Dataset excerpt:
★ ★ ★ ★ ★ ★ ★
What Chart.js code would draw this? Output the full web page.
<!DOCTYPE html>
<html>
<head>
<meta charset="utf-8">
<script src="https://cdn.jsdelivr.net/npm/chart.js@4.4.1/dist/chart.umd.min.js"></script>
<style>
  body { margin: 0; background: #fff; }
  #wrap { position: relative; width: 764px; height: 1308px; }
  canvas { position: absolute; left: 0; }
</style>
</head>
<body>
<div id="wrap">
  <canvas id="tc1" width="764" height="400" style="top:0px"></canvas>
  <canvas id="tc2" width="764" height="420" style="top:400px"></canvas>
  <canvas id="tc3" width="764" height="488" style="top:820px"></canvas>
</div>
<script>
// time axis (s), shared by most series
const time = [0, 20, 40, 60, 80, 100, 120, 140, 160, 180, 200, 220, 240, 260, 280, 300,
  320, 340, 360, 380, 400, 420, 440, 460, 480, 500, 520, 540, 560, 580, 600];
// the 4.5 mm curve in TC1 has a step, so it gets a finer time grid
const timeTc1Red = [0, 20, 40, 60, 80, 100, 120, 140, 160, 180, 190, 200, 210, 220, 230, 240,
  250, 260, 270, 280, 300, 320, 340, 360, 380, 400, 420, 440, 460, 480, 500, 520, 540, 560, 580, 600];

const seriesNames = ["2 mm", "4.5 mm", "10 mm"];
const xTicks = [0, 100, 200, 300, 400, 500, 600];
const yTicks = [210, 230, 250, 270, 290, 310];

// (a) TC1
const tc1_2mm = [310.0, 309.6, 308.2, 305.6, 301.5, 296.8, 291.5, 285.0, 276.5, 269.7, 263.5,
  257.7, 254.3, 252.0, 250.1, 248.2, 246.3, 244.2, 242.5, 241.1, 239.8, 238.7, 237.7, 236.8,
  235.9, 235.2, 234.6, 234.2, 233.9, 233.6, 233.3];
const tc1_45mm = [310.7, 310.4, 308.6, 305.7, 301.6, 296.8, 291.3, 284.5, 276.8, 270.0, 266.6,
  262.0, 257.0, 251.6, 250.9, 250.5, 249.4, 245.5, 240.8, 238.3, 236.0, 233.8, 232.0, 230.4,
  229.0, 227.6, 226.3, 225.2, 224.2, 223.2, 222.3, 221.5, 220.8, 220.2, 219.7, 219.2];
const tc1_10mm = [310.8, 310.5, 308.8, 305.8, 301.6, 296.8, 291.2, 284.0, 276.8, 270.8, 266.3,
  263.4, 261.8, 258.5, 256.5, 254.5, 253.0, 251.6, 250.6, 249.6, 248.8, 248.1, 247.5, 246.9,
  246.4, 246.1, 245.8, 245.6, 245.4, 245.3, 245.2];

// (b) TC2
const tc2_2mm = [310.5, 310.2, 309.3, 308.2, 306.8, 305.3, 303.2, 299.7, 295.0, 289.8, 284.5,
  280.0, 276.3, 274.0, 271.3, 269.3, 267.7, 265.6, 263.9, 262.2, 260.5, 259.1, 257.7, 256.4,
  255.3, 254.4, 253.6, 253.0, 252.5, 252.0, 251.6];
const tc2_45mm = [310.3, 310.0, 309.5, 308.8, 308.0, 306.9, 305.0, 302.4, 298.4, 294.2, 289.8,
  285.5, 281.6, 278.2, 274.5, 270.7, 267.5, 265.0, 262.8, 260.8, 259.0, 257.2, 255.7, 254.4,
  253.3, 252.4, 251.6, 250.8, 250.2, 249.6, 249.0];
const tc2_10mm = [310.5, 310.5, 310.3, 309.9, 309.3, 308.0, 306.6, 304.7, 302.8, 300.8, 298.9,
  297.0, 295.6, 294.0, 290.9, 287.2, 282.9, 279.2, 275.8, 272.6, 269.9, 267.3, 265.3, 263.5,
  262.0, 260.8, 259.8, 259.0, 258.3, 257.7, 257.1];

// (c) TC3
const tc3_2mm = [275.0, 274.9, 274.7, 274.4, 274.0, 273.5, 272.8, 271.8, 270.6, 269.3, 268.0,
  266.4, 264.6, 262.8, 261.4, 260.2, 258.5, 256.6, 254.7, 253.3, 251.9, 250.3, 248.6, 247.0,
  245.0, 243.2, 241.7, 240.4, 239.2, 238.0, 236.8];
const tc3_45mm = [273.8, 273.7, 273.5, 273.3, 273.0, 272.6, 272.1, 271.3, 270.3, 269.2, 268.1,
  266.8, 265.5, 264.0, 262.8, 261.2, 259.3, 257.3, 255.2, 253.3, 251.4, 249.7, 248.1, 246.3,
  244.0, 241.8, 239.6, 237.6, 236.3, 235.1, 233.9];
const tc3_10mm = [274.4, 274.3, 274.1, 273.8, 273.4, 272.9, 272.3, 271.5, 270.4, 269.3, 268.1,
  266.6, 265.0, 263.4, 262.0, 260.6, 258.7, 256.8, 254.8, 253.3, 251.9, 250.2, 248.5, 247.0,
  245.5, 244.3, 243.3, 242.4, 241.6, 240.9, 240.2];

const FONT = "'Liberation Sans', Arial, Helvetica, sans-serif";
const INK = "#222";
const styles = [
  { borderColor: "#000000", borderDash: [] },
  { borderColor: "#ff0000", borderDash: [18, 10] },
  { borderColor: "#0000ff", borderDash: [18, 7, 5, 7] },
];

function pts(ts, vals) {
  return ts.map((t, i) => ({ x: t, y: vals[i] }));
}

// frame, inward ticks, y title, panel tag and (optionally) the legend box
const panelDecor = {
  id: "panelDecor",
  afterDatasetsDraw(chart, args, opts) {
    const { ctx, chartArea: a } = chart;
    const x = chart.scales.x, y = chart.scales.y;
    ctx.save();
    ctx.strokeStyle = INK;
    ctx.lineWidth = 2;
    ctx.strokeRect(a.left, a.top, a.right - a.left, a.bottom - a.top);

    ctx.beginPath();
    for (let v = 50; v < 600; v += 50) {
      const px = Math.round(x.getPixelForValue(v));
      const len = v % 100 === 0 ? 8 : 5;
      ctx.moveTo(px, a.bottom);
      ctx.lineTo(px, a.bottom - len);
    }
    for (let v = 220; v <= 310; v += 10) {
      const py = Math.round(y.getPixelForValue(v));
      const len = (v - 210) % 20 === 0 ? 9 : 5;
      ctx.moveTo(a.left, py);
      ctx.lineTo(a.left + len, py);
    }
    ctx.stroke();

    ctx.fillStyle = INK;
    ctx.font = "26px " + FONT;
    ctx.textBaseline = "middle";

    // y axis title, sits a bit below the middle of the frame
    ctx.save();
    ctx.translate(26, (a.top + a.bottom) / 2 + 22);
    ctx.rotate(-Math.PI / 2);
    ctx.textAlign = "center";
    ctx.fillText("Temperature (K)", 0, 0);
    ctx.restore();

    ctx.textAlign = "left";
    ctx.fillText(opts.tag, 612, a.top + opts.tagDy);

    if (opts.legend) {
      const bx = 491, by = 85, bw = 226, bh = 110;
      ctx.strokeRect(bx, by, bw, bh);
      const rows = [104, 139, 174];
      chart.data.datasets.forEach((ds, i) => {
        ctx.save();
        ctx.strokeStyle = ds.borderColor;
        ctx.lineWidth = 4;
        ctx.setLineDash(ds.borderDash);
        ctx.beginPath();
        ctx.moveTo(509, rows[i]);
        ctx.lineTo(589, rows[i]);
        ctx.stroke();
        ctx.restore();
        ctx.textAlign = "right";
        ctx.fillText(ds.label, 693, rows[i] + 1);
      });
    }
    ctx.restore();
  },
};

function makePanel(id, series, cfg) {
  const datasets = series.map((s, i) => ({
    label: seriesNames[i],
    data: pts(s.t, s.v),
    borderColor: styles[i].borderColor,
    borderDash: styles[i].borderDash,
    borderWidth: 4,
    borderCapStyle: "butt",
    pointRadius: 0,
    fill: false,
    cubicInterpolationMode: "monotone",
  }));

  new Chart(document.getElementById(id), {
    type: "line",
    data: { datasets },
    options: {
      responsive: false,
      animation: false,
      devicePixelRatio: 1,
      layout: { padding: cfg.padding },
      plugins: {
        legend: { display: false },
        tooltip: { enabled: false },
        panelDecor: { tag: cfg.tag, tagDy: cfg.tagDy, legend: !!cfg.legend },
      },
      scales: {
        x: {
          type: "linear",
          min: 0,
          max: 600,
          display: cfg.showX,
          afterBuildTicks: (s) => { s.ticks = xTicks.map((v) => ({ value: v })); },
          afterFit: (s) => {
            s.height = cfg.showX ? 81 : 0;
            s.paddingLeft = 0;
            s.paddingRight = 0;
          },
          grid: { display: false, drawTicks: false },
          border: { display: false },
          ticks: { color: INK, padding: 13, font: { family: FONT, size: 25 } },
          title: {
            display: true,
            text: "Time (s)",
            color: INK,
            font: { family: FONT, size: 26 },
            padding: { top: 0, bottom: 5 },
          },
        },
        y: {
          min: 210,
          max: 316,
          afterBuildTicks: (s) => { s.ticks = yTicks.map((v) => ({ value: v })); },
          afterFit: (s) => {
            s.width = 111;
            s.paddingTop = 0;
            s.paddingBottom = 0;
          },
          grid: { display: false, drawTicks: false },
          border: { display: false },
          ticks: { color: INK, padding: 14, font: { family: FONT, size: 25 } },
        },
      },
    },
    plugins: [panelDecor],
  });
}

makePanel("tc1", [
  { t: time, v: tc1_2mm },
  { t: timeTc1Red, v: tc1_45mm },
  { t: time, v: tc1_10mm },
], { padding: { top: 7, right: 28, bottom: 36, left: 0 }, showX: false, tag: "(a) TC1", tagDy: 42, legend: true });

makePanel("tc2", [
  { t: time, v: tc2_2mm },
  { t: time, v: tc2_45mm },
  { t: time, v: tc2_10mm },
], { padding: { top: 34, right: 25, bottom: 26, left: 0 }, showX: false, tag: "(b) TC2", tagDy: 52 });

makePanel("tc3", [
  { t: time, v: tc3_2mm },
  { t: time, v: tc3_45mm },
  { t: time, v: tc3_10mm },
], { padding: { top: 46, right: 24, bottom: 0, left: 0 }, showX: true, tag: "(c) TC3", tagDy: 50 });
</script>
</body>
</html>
★ ★ ★ ★ ★ ★ ★
What you need to do:
Everything from the first line of the data through the line containing "const yTicks = [210, 230, 250, 270, 290, 310];" should be echoed exactly. Add nothing.

Result of this exercise:
What Chart.js code would draw this? Output the full web page.
<!DOCTYPE html>
<html>
<head>
<meta charset="utf-8">
<script src="https://cdn.jsdelivr.net/npm/chart.js@4.4.1/dist/chart.umd.min.js"></script>
<style>
  body { margin: 0; background: #fff; }
  #wrap { position: relative; width: 764px; height: 1308px; }
  canvas { position: absolute; left: 0; }
</style>
</head>
<body>
<div id="wrap">
  <canvas id="tc1" width="764" height="400" style="top:0px"></canvas>
  <canvas id="tc2" width="764" height="420" style="top:400px"></canvas>
  <canvas id="tc3" width="764" height="488" style="top:820px"></canvas>
</div>
<script>
// time axis (s), shared by most series
const time = [0, 20, 40, 60, 80, 100, 120, 140, 160, 180, 200, 220, 240, 260, 280, 300,
  320, 340, 360, 380, 400, 420, 440, 460, 480, 500, 520, 540, 560, 580, 600];
// the 4.5 mm curve in TC1 has a step, so it gets a finer time grid
const timeTc1Red = [0, 20, 40, 60, 80, 100, 120, 140, 160, 180, 190, 200, 210, 220, 230, 240,
  250, 260, 270, 280, 300, 320, 340, 360, 380, 400, 420, 440, 460, 480, 500, 520, 540, 560, 580, 600];

const seriesNames = ["2 mm", "4.5 mm", "10 mm"];
const xTicks = [0, 100, 200, 300, 400, 500, 600];
const yTicks = [210, 230, 250, 270, 290, 310];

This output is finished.